Release Date: 04/18/2001
Contact Information: Mark Merchant, EPA Press Office (617-918-1013)

BOSTON – Two individuals and organizations from Rhode Island were honored today by the U.S. Environmental Protection Agency for their contributions to the environment.

The Rhode Island winners were among 33 recipients from around New England that received Environmental Merit Awards at an Earth Day ceremony at Faneuil Hall. The awards, given out since 1970, honor individuals and groups who have shown particular ingenuity and commitment in their efforts to preserve the region's environment. This year's competition drew nearly 100 nominations.

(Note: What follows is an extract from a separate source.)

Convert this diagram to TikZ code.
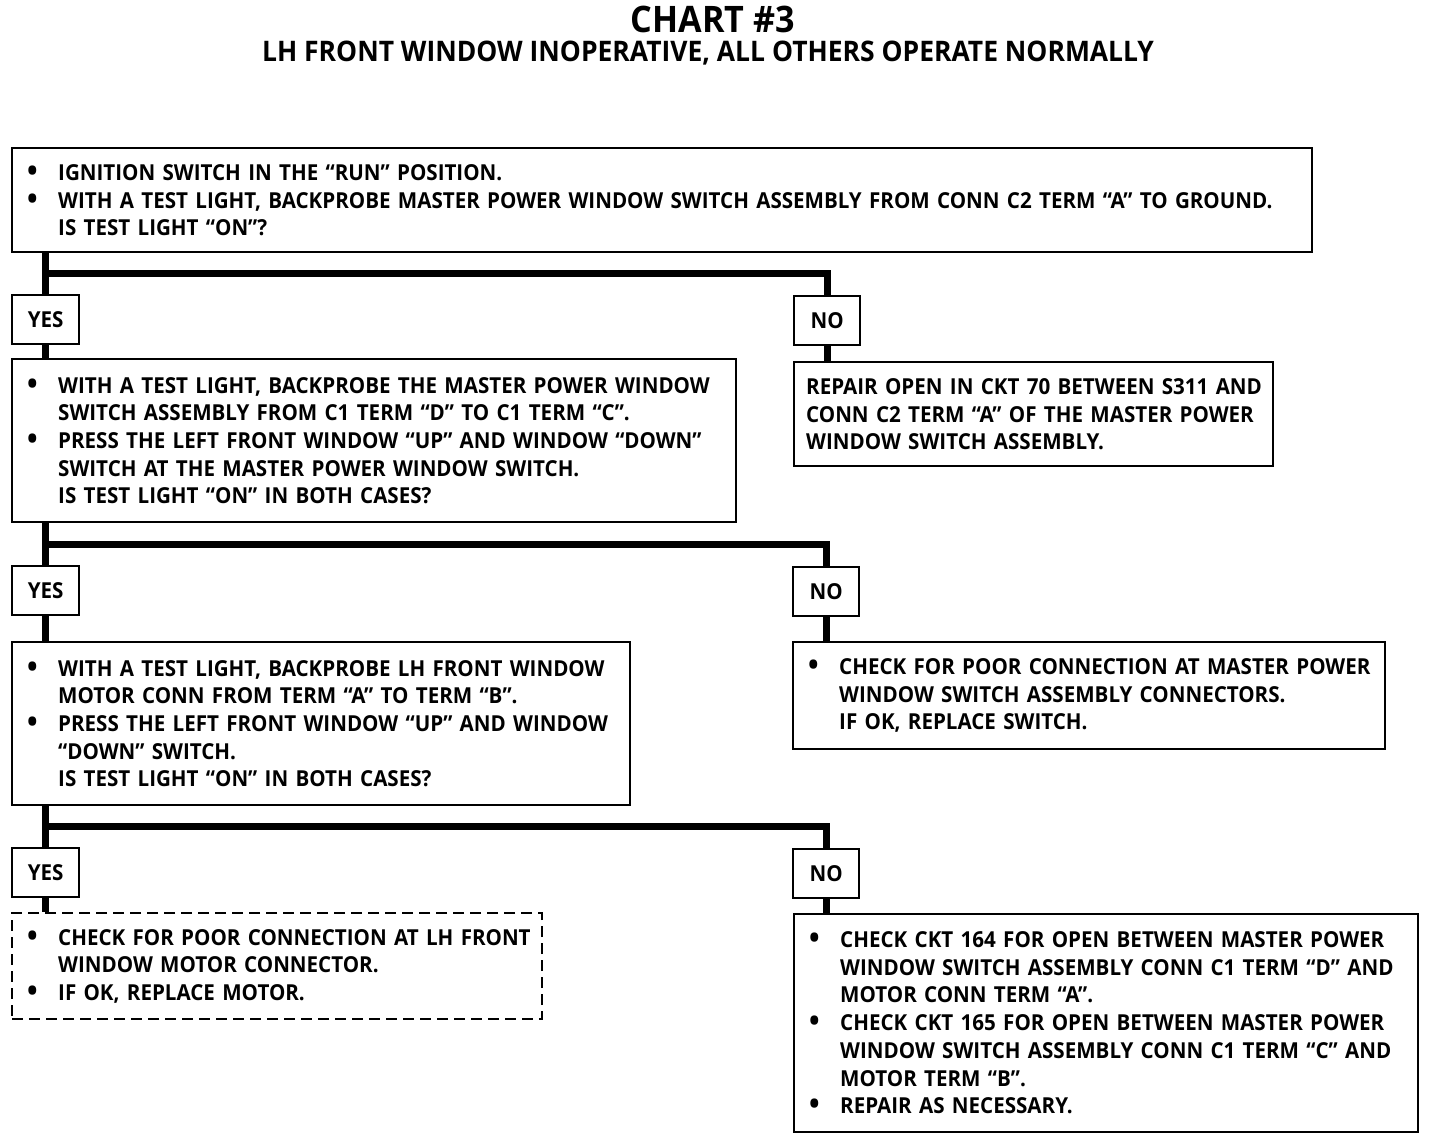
\documentclass[tikz,border=0pt]{standalone}
\usepackage{fontspec}
\setmainfont{Open Sans}[FakeStretch=0.935]
\usetikzlibrary{positioning}

% one line of a box: bulleted, continued, or plain
\newcommand{\bpt}[1]{\mbox{\makebox[34pt][l]{\hspace{3pt}\raisebox{-1pt}{\fontsize{30pt}{27.7pt}\selectfont\textbullet}}#1}}
\newcommand{\bcont}[1]{\mbox{\hspace*{34pt}#1}}
\newcommand{\pln}[1]{\mbox{#1}}

\begin{document}
\begin{tikzpicture}[x=1pt, y=-1pt,
  box/.style={draw, line width=2.4pt, anchor=north west, align=left,
    inner xsep=12pt, inner ysep=0pt, font=\fontsize{22pt}{27.7pt}\selectfont\bfseries},
  dbox/.style={box, dash pattern=on 11pt off 6pt},
  ans/.style={draw, line width=2.4pt, anchor=north west, inner sep=0pt,
    minimum width=66pt, minimum height=49pt,
    font=\fontsize{22pt}{26pt}\selectfont\bfseries},
  bar/.style={line width=7pt}]
\useasboundingbox (0,0) rectangle (1440,1138);

\node[font=\fontsize{36.5pt}{40pt}\selectfont\bfseries] (title) at (713,19) {CHART \#3};
\node[font=\fontsize{28.3pt}{30pt}\selectfont\bfseries] (sub) at (708,53)
  {LH FRONT WINDOW INOPERATIVE, ALL OTHERS OPERATE NORMALLY};

% first check
\node[box, text width=1276pt, minimum height=104pt] (q1) at (11,147)
  {\bpt{IGNITION SWITCH IN THE “RUN” POSITION.}\\
   \bpt{WITH A TEST LIGHT, BACKPROBE MASTER POWER WINDOW SWITCH ASSEMBLY FROM CONN C2 TERM “A” TO GROUND.}\\
   \bcont{IS TEST LIGHT “ON”?}};
\node[ans, minimum width=67pt] (yes1) at (11,294) {YES};
\node[ans] (no1) at (793,295) {NO};
\coordinate (j1) at (44.5,273);

\node[box, text width=700pt, minimum height=163pt] (q2) at (11,358)
  {\bpt{WITH A TEST LIGHT, BACKPROBE THE MASTER POWER WINDOW}\\
   \bcont{SWITCH ASSEMBLY FROM C1 TERM “D” TO C1 TERM “C”.}\\
   \bpt{PRESS THE LEFT FRONT WINDOW “UP” AND WINDOW “DOWN”}\\
   \bcont{SWITCH AT THE MASTER POWER WINDOW SWITCH.}\\
   \bcont{IS TEST LIGHT “ON” IN BOTH CASES?}};
\node[box, text width=455pt, minimum height=104pt] (r1) at (793,361)
  {\pln{REPAIR OPEN IN CKT 70 BETWEEN S311 AND}\\
   \pln{CONN C2 TERM “A” OF THE MASTER POWER}\\
   \pln{WINDOW SWITCH ASSEMBLY.}};

% second check
\node[ans, minimum width=67pt] (yes2) at (11,565) {YES};
\node[ans] (no2) at (792,566) {NO};
\coordinate (j2) at (44.5,544);

\node[box, text width=594pt, minimum height=163pt] (q3) at (11,641)
  {\bpt{WITH A TEST LIGHT, BACKPROBE LH FRONT WINDOW}\\
   \bcont{MOTOR CONN FROM TERM “A” TO TERM “B”.}\\
   \bpt{PRESS THE LEFT FRONT WINDOW “UP” AND WINDOW}\\
   \bcont{“DOWN” SWITCH.}\\
   \bcont{IS TEST LIGHT “ON” IN BOTH CASES?}};
\node[box, text width=568pt, minimum height=107pt] (r2) at (792,641)
  {\bpt{CHECK FOR POOR CONNECTION AT MASTER POWER}\\
   \bcont{WINDOW SWITCH ASSEMBLY CONNECTORS.}\\
   \bcont{IF OK, REPLACE SWITCH.}};

% third check
\node[ans, minimum width=67pt] (yes3) at (11,847) {YES};
\node[ans] (no3) at (792,848) {NO};
\coordinate (j3) at (44.5,826);

\node[dbox, text width=506pt, minimum height=106pt] (r3) at (11,912)
  {\bpt{CHECK FOR POOR CONNECTION AT LH FRONT}\\
   \bcont{WINDOW MOTOR CONNECTOR.}\\
   \bpt{IF OK, REPLACE MOTOR.}};
\node[box, text width=600pt, minimum height=218pt] (r4) at (793,913)
  {\bpt{CHECK CKT 164 FOR OPEN BETWEEN MASTER POWER}\\
   \bcont{WINDOW SWITCH ASSEMBLY CONN C1 TERM “D” AND}\\
   \bcont{MOTOR CONN TERM “A”.}\\
   \bpt{CHECK CKT 165 FOR OPEN BETWEEN MASTER POWER}\\
   \bcont{WINDOW SWITCH ASSEMBLY CONN C1 TERM “C” AND}\\
   \bcont{MOTOR TERM “B”.}\\
   \bpt{REPAIR AS NECESSARY.}};

% branches
\draw[bar] (yes1.north |- q1.south) -- (yes1.north);
\draw[bar] (j1) -| (no1.north);
\draw[bar] (yes1.south) -- (yes1.south |- q2.north);
\draw[bar] (no1.south) -- (no1.south |- r1.north);

\draw[bar] (yes2.north |- q2.south) -- (yes2.north);
\draw[bar] (j2) -| (no2.north);
\draw[bar] (yes2.south) -- (yes2.south |- q3.north);
\draw[bar] (no2.south) -- (no2.south |- r2.north);

\draw[bar] (yes3.north |- q3.south) -- (yes3.north);
\draw[bar] (j3) -| (no3.north);
\draw[bar] (yes3.south) -- (yes3.south |- r3.north);
\draw[bar] (no3.south) -- (no3.south |- r4.north);
\end{tikzpicture}
\end{document}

"The individuals and groups we are honoring today are New England's real environmental heroes," said Ira Leighton, acting regional administrator for EPA New England. "Often with little fanfare, they have invested huge amounts of their time to make New England's environmental cleaner and safer for future generations. We owe them all a huge debt of gratitude."

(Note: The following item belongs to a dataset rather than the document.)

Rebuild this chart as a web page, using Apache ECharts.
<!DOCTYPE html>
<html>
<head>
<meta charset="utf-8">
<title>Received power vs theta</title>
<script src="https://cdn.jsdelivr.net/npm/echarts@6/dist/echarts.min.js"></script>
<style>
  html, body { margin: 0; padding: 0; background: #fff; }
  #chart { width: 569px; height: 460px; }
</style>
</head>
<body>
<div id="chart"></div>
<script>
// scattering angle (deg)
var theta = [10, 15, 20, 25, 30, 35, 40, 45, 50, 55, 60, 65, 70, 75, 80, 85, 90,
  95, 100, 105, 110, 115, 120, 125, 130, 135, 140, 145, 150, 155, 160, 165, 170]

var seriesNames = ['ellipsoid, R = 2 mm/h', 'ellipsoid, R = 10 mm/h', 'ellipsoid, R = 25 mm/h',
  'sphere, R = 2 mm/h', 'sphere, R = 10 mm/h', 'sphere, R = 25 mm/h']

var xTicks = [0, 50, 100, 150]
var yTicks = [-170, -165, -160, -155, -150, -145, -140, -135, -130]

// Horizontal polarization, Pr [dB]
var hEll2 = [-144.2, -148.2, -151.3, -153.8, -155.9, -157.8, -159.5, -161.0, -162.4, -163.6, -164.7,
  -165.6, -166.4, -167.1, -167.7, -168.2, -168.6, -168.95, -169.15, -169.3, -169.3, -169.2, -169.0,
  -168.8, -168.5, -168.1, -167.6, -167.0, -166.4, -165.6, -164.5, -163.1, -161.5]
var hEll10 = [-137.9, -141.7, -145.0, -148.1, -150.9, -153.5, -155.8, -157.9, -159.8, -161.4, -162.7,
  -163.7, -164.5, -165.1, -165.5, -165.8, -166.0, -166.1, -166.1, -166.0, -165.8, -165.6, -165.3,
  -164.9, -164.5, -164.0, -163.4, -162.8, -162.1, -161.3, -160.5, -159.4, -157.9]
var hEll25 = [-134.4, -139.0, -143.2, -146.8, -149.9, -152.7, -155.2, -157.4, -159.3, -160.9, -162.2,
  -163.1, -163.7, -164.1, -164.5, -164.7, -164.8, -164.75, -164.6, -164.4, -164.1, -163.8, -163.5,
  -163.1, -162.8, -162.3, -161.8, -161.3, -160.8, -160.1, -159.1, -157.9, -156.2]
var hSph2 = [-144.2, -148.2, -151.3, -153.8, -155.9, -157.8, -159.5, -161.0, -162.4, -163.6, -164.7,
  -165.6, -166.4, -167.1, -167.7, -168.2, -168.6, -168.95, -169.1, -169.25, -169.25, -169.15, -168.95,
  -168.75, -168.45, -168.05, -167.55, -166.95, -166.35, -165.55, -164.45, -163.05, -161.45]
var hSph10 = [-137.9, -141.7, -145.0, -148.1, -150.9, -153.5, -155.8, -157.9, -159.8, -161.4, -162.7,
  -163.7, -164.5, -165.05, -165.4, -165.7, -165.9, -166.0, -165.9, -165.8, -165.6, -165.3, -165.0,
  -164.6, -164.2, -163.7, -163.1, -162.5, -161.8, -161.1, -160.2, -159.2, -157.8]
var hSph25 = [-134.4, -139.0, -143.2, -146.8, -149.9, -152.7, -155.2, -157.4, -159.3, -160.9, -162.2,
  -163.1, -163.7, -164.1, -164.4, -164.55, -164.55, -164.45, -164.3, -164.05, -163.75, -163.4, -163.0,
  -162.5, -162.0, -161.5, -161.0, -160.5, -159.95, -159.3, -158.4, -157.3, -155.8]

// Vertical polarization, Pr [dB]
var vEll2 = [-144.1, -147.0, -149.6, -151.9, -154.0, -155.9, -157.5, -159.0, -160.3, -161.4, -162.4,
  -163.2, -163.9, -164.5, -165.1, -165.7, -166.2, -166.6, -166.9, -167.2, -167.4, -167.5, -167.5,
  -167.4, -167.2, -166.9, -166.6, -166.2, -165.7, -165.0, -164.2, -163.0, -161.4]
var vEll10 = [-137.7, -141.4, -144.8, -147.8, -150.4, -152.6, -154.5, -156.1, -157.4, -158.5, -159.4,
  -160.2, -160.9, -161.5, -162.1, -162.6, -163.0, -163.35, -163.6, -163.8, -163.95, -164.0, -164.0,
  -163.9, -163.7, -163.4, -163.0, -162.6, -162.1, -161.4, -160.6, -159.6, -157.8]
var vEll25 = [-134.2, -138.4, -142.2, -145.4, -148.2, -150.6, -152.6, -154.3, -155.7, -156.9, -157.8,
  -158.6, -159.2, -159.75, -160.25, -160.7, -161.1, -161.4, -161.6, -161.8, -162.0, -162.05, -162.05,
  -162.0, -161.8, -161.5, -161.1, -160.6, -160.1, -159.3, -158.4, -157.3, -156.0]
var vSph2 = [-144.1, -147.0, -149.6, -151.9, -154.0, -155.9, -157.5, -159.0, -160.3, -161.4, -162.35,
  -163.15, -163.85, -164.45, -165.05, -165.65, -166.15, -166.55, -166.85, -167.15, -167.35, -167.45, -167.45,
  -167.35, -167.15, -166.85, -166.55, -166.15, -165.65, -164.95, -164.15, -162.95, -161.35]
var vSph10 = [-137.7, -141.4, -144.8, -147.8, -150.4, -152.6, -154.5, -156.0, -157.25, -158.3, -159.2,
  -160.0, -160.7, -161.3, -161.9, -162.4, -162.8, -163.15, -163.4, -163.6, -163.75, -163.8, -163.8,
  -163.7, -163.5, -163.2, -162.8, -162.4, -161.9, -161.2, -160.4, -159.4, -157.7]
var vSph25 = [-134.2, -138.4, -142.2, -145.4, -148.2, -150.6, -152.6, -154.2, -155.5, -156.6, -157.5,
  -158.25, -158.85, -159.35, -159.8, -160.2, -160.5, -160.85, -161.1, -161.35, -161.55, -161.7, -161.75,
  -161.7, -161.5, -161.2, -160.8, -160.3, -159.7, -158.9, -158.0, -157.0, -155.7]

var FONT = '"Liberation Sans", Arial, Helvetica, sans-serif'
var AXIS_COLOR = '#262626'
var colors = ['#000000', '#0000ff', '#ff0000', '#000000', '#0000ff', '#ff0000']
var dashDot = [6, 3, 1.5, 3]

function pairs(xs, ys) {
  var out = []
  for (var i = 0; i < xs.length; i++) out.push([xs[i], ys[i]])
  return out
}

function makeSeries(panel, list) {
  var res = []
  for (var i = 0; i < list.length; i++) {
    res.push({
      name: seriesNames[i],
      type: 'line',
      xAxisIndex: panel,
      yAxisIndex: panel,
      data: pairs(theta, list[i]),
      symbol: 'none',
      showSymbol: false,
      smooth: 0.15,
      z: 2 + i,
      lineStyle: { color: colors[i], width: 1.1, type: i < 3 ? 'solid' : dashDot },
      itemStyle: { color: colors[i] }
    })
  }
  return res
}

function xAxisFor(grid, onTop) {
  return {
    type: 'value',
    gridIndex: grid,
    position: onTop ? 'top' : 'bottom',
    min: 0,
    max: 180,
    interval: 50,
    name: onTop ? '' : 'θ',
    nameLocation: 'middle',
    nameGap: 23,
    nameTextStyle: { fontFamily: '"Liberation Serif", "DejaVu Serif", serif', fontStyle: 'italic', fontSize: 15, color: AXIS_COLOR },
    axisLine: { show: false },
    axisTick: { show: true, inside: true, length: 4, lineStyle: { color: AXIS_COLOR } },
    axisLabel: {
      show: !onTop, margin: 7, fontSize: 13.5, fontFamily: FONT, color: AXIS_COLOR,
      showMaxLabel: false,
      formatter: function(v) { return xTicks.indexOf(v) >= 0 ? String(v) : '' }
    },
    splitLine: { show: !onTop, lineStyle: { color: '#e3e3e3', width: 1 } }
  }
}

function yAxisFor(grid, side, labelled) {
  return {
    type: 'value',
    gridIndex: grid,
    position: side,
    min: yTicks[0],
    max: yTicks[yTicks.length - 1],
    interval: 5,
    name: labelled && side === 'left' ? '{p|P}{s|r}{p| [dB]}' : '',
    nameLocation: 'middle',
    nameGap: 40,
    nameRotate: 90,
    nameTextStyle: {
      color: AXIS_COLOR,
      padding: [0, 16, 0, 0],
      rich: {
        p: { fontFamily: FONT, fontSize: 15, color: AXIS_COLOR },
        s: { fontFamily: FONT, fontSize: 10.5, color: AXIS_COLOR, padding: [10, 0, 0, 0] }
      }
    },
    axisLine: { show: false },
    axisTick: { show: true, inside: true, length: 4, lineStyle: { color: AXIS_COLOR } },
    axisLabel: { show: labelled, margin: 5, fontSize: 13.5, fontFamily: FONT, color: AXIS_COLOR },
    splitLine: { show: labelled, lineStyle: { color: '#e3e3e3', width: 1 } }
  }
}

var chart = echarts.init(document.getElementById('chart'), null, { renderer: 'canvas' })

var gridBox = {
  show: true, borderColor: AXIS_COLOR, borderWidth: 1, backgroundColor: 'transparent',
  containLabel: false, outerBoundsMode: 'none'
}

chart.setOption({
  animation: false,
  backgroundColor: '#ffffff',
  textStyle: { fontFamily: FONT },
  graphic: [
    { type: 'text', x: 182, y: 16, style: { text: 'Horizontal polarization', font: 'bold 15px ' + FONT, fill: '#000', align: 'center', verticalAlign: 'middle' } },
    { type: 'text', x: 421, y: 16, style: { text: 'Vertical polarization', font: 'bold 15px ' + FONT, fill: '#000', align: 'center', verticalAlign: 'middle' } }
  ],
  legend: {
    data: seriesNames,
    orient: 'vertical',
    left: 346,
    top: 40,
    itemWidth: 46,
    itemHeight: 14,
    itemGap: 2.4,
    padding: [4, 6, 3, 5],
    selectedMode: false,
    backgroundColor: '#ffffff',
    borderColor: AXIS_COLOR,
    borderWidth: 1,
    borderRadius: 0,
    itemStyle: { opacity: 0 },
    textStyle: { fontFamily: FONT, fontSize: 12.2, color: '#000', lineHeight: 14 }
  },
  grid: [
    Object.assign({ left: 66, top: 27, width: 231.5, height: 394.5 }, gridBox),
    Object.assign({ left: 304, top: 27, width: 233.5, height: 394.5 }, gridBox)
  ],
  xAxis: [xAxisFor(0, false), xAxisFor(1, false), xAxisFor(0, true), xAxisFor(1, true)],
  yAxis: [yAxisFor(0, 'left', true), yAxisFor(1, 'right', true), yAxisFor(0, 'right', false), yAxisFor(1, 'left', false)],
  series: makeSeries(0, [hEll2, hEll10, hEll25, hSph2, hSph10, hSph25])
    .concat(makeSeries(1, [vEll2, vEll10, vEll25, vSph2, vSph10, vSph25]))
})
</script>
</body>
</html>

The winners from Rhode Island were:


Individuals

Stephen G. Morin of Wickford: As administrator for environmental response at the R.I. Department of Environmental Management, Stephen Morin has been a leader in protecting human health and the environment. Among his accomplishments, Steve was able to limit the damage done by the 1989 World Prodigy spill of nearly 300,000 gallons of oil through his effective leadership over cleanup resources. Steve also worked tirelessly from 1996 until 2000 to remove potential air and water pollution threats posed by a 6.5 million tire pile in Smithfield, the second largest tire pile in the country. Finally, Steve oversaw the cleanup of the 1996 North Cape oil spill, which released more than 800,000 gallons of heating oil into Rhode Island Sound, shutting down much of the state's lobster industry and killing millions of pounds of shellfish. Steve was instrumental in negotiating an $18 million settlement that addressed natural resource damages caused by the North Cape spill and in helping Rhode Island to better handle any future spills. Steve's upcoming retirement after many years of service will be a big loss to DEM and the state's environment.

Environmental, Community or Non-Profit Organizations

Audubon Society of Rhode Island in Smithfield: Last July, the Audubon Society of Rhode Island opened the doors to its new, $3 million Environmental Education Center in Bristol. The 10,500 square-foot facility contains state-of-the-art, interactive exhibits, classrooms and an auditorium. And it's situated on a scenic 28-acre wildlife refuge with a wide array of habitats – meadows, woodlands, marshes and a shoreline. Added together, it's easy to see why the center has become the state's primary environmental education destination, attracting about 25,000 school children each year. A multi-year planning effort, the education center includes such exhibits as a fabricated 33-foot right whale with a cutaway to view internal organs, a tide pool touch-tank containing native marine life, a saltwater marsh, a cornfield habitat at night and a woodchuck den. Unlike any other regional facility, the center effectively closes the learning loop by integrating indoor displays with the natural habitats outdoors.